(begin)
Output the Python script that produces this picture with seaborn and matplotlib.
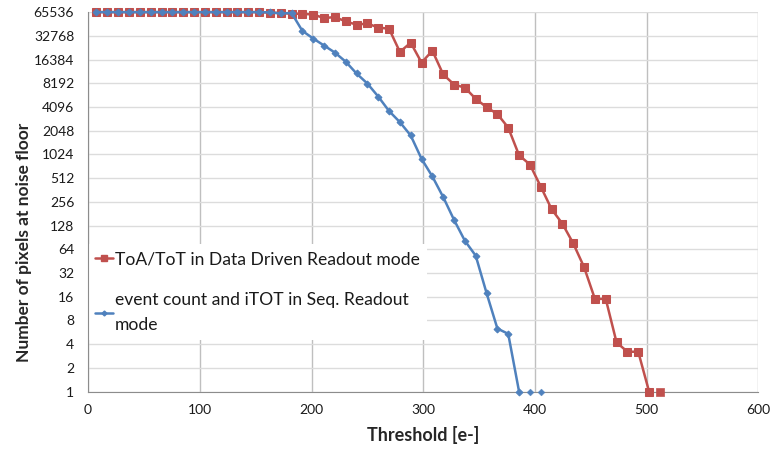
import pandas as pd
import seaborn as sns
import matplotlib.pyplot as plt
from matplotlib.lines import Line2D

# Threshold steps (e-)
threshold = [
    7.5, 17.2, 26.9, 36.6, 46.3, 56.0, 65.7, 75.4, 85.1, 94.8,
    104.5, 114.2, 123.9, 133.6, 143.3, 153.0, 162.7, 172.4, 182.1, 191.8,
    201.5, 211.2, 220.9, 230.6, 240.3, 250.0, 259.7, 269.4, 279.1, 288.8,
    298.5, 308.2, 317.9, 327.6, 337.3, 347.0, 356.7, 366.4, 376.1, 385.8,
    395.5, 405.2, 414.9, 424.6, 434.3, 444.0, 453.7, 463.4, 473.1, 482.8,
    492.5, 502.2, 511.9,
]

# ToA/ToT in Data Driven Readout mode
ddr_pixels = [
    65536, 65536, 65536, 65536, 65536, 65536, 65536, 65536, 65536, 65536,
    65536, 65536, 65536, 65536, 65536, 65536, 64500, 64000, 62500, 62400,
    61100, 55100, 56700, 50000, 45400, 47000, 41800, 40300, 20500, 26800,
    15000, 21200, 10600, 7900, 7200, 5200, 4070, 3330, 2240, 1000,
    762, 400, 207, 135, 76, 38, 15, 15, 4.2, 3.2,
    3.2, 1, 1,
]

# event count and iTOT in Seq. Readout mode
seq_pixels = [
    65536, 65536, 65536, 65536, 65536, 65536, 65536, 65536, 65536, 65536,
    65536, 65536, 65536, 65536, 65536, 65536, 65000, 63000, 64000, 37900,
    30300, 24700, 20100, 15400, 10900, 8130, 5560, 3640, 2630, 1780,
    900, 537, 294, 151, 82, 53, 17.8, 6.3, 5.4, 1,
    1, 1,
]

labels = ["ToA/ToT in Data Driven Readout mode",
          "event count and iTOT in Seq. Readout\nmode"]
red = "#C0504D"
blue = "#4F81BD"

ddr = pd.DataFrame({"x": threshold[:len(ddr_pixels)], "y": ddr_pixels})
seq = pd.DataFrame({"x": threshold[:len(seq_pixels)], "y": seq_pixels})

sns.set_style("white")
plt.rcParams["font.family"] = ["Lato", "DejaVu Sans"]

fig, ax = plt.subplots(figsize=(7.73, 4.49), dpi=100)
fig.subplots_adjust(left=0.114, right=0.981, top=0.973, bottom=0.128)

# lines run down to the first point at the floor; later floor points are markers only
for df, color, marker, ms in [(ddr, red, "s", 6), (seq, blue, "D", 3.5)]:
    cut = df["y"].tolist().index(1) + 1
    sns.lineplot(data=df.iloc[:cut], x="x", y="y", ax=ax, color=color, lw=1.8,
                 marker=marker, markersize=ms, markeredgecolor=color,
                 clip_on=False, zorder=3)
    sns.scatterplot(data=df.iloc[cut:], x="x", y="y", ax=ax, color=color,
                    marker=marker, s=ms ** 2, edgecolor=color,
                    clip_on=False, zorder=3)

ax.set_yscale("log", base=2)
yticks = [2 ** i for i in range(17)]
ax.set_yticks(yticks)
ax.set_yticklabels([str(v) for v in yticks])
ax.minorticks_off()
ax.set_ylim(1, 65536)
ax.set_xlim(0, 600)
ax.set_xticks(range(0, 601, 100))

ax.grid(axis="y", color="#dcdcdc", lw=1)
ax.grid(axis="x", color="#bfbfbf", lw=1)
ax.set_axisbelow(True)
for side in ["top", "right"]:
    ax.spines[side].set_visible(False)
for side in ["left", "bottom"]:
    ax.spines[side].set_color("#8c8c8c")
ax.tick_params(axis="y", direction="out", length=6, color="#8c8c8c",
               labelsize=10, labelcolor="#1a1a1a", pad=4)
ax.tick_params(axis="x", direction="inout", length=10, color="#8c8c8c",
               labelsize=10, labelcolor="#1a1a1a", pad=4)

ax.set_xlabel("Threshold [e-]", fontsize=13, fontweight="bold", labelpad=7)
ax.set_ylabel("Number of pixels at noise floor", fontsize=12.5,
              fontweight="bold")
ax.yaxis.set_label_coords(-0.084, 0.392)

handles = [
    Line2D([], [], color=red, lw=1.8, marker="s", markersize=4),
    Line2D([], [], color=blue, lw=1.8, marker="D", markersize=2.5),
]
leg = ax.legend(handles, labels, loc="lower left", bbox_to_anchor=(0.0, 0.135),
                borderaxespad=0, fontsize=12.6, frameon=True, fancybox=False,
                handlelength=1.0, handletextpad=0.15, labelspacing=1.4,
                borderpad=0.4)
leg.get_frame().set_facecolor("white")
leg.get_frame().set_edgecolor("none")
leg.get_frame().set_alpha(1)
leg.set_zorder(2)
for t in leg.get_texts():
    t.set_color("#1a1a1a")
    t.set_linespacing(1.75)

fig.savefig("out.png", dpi=100)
(end)
**What this task involves:**
Reproduce all of the data exactly; the pictures do not belong in the copy.

**Response below:**
Output the Python script that produces this picture with seaborn and matplotlib.
import pandas as pd
import seaborn as sns
import matplotlib.pyplot as plt
from matplotlib.lines import Line2D

# Threshold steps (e-)
threshold = [
    7.5, 17.2, 26.9, 36.6, 46.3, 56.0, 65.7, 75.4, 85.1, 94.8,
    104.5, 114.2, 123.9, 133.6, 143.3, 153.0, 162.7, 172.4, 182.1, 191.8,
    201.5, 211.2, 220.9, 230.6, 240.3, 250.0, 259.7, 269.4, 279.1, 288.8,
    298.5, 308.2, 317.9, 327.6, 337.3, 347.0, 356.7, 366.4, 376.1, 385.8,
    395.5, 405.2, 414.9, 424.6, 434.3, 444.0, 453.7, 463.4, 473.1, 482.8,
    492.5, 502.2, 511.9,
]

# ToA/ToT in Data Driven Readout mode
ddr_pixels = [
    65536, 65536, 65536, 65536, 65536, 65536, 65536, 65536, 65536, 65536,
    65536, 65536, 65536, 65536, 65536, 65536, 64500, 64000, 62500, 62400,
    61100, 55100, 56700, 50000, 45400, 47000, 41800, 40300, 20500, 26800,
    15000, 21200, 10600, 7900, 7200, 5200, 4070, 3330, 2240, 1000,
    762, 400, 207, 135, 76, 38, 15, 15, 4.2, 3.2,
    3.2, 1, 1,
]

# event count and iTOT in Seq. Readout mode
seq_pixels = [
    65536, 65536, 65536, 65536, 65536, 65536, 65536, 65536, 65536, 65536,
    65536, 65536, 65536, 65536, 65536, 65536, 65000, 63000, 64000, 37900,
    30300, 24700, 20100, 15400, 10900, 8130, 5560, 3640, 2630, 1780,
    900, 537, 294, 151, 82, 53, 17.8, 6.3, 5.4, 1,
    1, 1,
]

labels = ["ToA/ToT in Data Driven Readout mode",
          "event count and iTOT in Seq. Readout\nmode"]
red = "#C0504D"
blue = "#4F81BD"

ddr = pd.DataFrame({"x": threshold[:len(ddr_pixels)], "y": ddr_pixels})
seq = pd.DataFrame({"x": threshold[:len(seq_pixels)], "y": seq_pixels})

sns.set_style("white")
plt.rcParams["font.family"] = ["Lato", "DejaVu Sans"]

fig, ax = plt.subplots(figsize=(7.73, 4.49), dpi=100)
fig.subplots_adjust(left=0.114, right=0.981, top=0.973, bottom=0.128)

# lines run down to the first point at the floor; later floor points are markers only
for df, color, marker, ms in [(ddr, red, "s", 6), (seq, blue, "D", 3.5)]:
    cut = df["y"].tolist().index(1) + 1
    sns.lineplot(data=df.iloc[:cut], x="x", y="y", ax=ax, color=color, lw=1.8,
                 marker=marker, markersize=ms, markeredgecolor=color,
                 clip_on=False, zorder=3)
    sns.scatterplot(data=df.iloc[cut:], x="x", y="y", ax=ax, color=color,
                    marker=marker, s=ms ** 2, edgecolor=color,
                    clip_on=False, zorder=3)

ax.set_yscale("log", base=2)
yticks = [2 ** i for i in range(17)]
ax.set_yticks(yticks)
ax.set_yticklabels([str(v) for v in yticks])
ax.minorticks_off()
ax.set_ylim(1, 65536)
ax.set_xlim(0, 600)
ax.set_xticks(range(0, 601, 100))

ax.grid(axis="y", color="#dcdcdc", lw=1)
ax.grid(axis="x", color="#bfbfbf", lw=1)
ax.set_axisbelow(True)
for side in ["top", "right"]:
    ax.spines[side].set_visible(False)
for side in ["left", "bottom"]:
    ax.spines[side].set_color("#8c8c8c")
ax.tick_params(axis="y", direction="out", length=6, color="#8c8c8c",
               labelsize=10, labelcolor="#1a1a1a", pad=4)
ax.tick_params(axis="x", direction="inout", length=10, color="#8c8c8c",
               labelsize=10, labelcolor="#1a1a1a", pad=4)

ax.set_xlabel("Threshold [e-]", fontsize=13, fontweight="bold", labelpad=7)
ax.set_ylabel("Number of pixels at noise floor", fontsize=12.5,
              fontweight="bold")
ax.yaxis.set_label_coords(-0.084, 0.392)

handles = [
    Line2D([], [], color=red, lw=1.8, marker="s", markersize=4),
    Line2D([], [], color=blue, lw=1.8, marker="D", markersize=2.5),
]
leg = ax.legend(handles, labels, loc="lower left", bbox_to_anchor=(0.0, 0.135),
                borderaxespad=0, fontsize=12.6, frameon=True, fancybox=False,
                handlelength=1.0, handletextpad=0.15, labelspacing=1.4,
                borderpad=0.4)
leg.get_frame().set_facecolor("white")
leg.get_frame().set_edgecolor("none")
leg.get_frame().set_alpha(1)
leg.set_zorder(2)
for t in leg.get_texts():
    t.set_color("#1a1a1a")
    t.set_linespacing(1.75)

fig.savefig("out.png", dpi=100)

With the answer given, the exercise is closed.